The standard Mac / GNUstep font and color panels are accessible via Lisp commands. To use the color panel, drag from it to an Emacs frame to change the foreground color of the face at that position (if the <shift> key is held down, it changes the background color instead). To discard the settings, create a new frame and close the altered one.

<S-Mouse-1> (i.e., clicking the left mouse button while holding down the <Shift> key) adjusts the region to the click position, just like <Mouse-3> (mouse-save-then-kill); it does not pop up a menu for changing the default face, as <S-Mouse-1> normally does (see Temporary Face Changes). This change makes Emacs behave more like other Mac / GNUstep applications.

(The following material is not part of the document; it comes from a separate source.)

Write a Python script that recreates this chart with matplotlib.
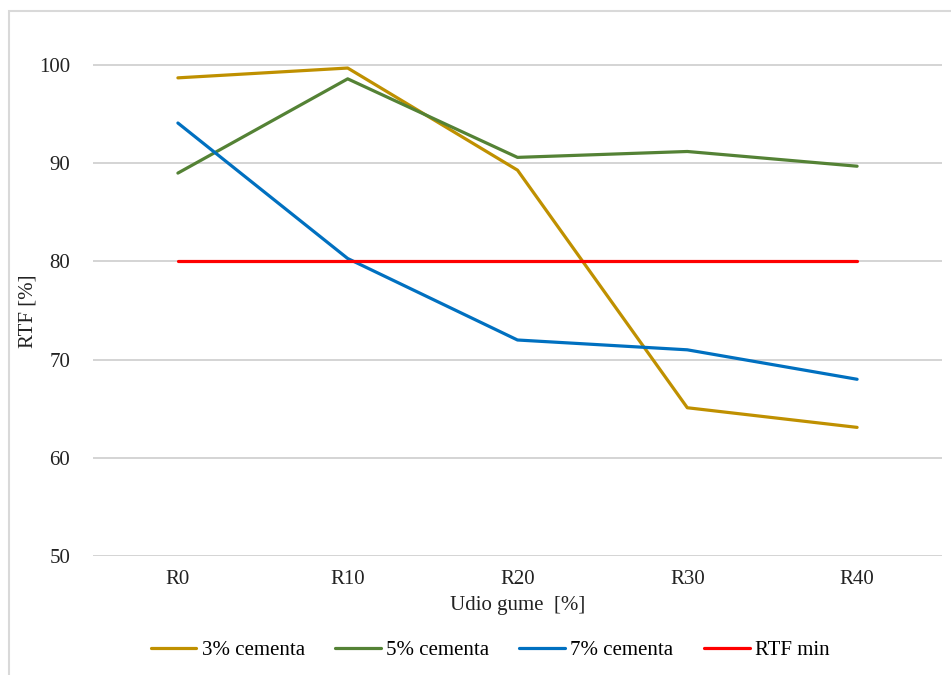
import matplotlib.pyplot as plt
from matplotlib.patches import Rectangle

### Data
categories = ['R0', 'R10', 'R20', 'R30', 'R40']
cem3 = [98.7, 99.7, 89.3, 65.1, 63.1]
cem5 = [89.0, 98.6, 90.6, 91.2, 89.7]
cem7 = [94.1, 80.3, 72.0, 71.0, 68.0]
rtf_min = [80, 80, 80, 80, 80]
labels = ['3% cementa', '5% cementa', '7% cementa', 'RTF min']
colors = ['#BF9000', '#548235', '#0070C0', '#FF0000']
yticks = [50, 60, 70, 80, 90, 100]

plt.rcParams['font.family'] = ['Liberation Serif', 'DejaVu Serif']

W, H = 951, 675
fig = plt.figure(figsize=(W / 100, H / 100), dpi=100)

### chart border (cropped at right and bottom like the reference)
fig.patches.append(Rectangle((9 / W, -0.1), 2.0, 1 - 11 / H + 0.1, transform=fig.transFigure,
                             fill=False, edgecolor='#D9D9D9', linewidth=1.5))

ax = fig.add_axes([93 / W, 1 - 556 / H, (942 - 93) / W, (556 - 16) / H])

x = list(range(len(categories)))
for series, lab, col in zip([cem3, cem5, cem7, rtf_min], labels, colors):
    ax.plot(x, series, color=col, linewidth=2.3, label=lab, solid_capstyle='round')

ax.set_xlim(-0.5, len(categories) - 0.5)
ax.set_ylim(50, 105)
ax.set_yticks(yticks)
ax.set_xticks(x)
ax.set_xticklabels(categories)
ax.grid(axis='y', color='#D4D4D4', linewidth=1.4)
ax.set_axisbelow(True)
for s in ax.spines.values():
    s.set_visible(False)
fs = 15
ax.tick_params(length=0, labelsize=fs, colors='#222222')
ax.tick_params(axis='y', pad=16.5)
ax.tick_params(axis='x', pad=10)

ax.set_ylabel('RTF [%]', fontsize=fs, color='#222222')
ax.yaxis.set_label_coords((37 - 93) / 849, 0.5 - (311 - 286) / 540)
ax.set_xlabel('Udio gume  [%]', fontsize=fs, color='#222222', labelpad=5)

ax.legend(loc='center', bbox_to_anchor=((490 - 93) / 849, (556 - 650) / 540),
          ncol=4, frameon=False, fontsize=fs, handlelength=2.2, columnspacing=1.45,
          handletextpad=0.25)

fig.savefig('out.png', dpi=100)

When you open or save files using the menus, or using the <Cmd-o> and <Cmd-S> bindings, Emacs uses graphical file dialogs to read file names. However, if you use the regular Emacs key sequences, such as <C-x C-f>, Emacs uses the minibuffer to read file names.

On GNUstep, in an X-windows environment you need to use <Cmd-c> instead of one of the <C-w> or <M-w> commands to transfer text to the X primary selection; otherwise, Emacs will use the “clipboard” selection. Likewise, <Cmd-y> (instead of <C-y>) yanks from the X primary selection instead of the kill-ring or clipboard.

F.1.1 Grabbing environment variables

Many programs which may run under Emacs, like latex or man, depend on the settings of environment variables. If Emacs is launched from the shell, it will automatically inherit these environment variables and its subprocesses will inherit them from it. But if Emacs is launched from the Finder it is not a descendant of any shell, so its environment variables haven't been set, which often causes the subprocesses it launches to behave differently than they would when launched from the shell.

For the PATH and MANPATH variables, a system-wide method of setting PATH is recommended on Mac OS X 10.5 and later, using the /etc/paths files and the /etc/paths.d directory.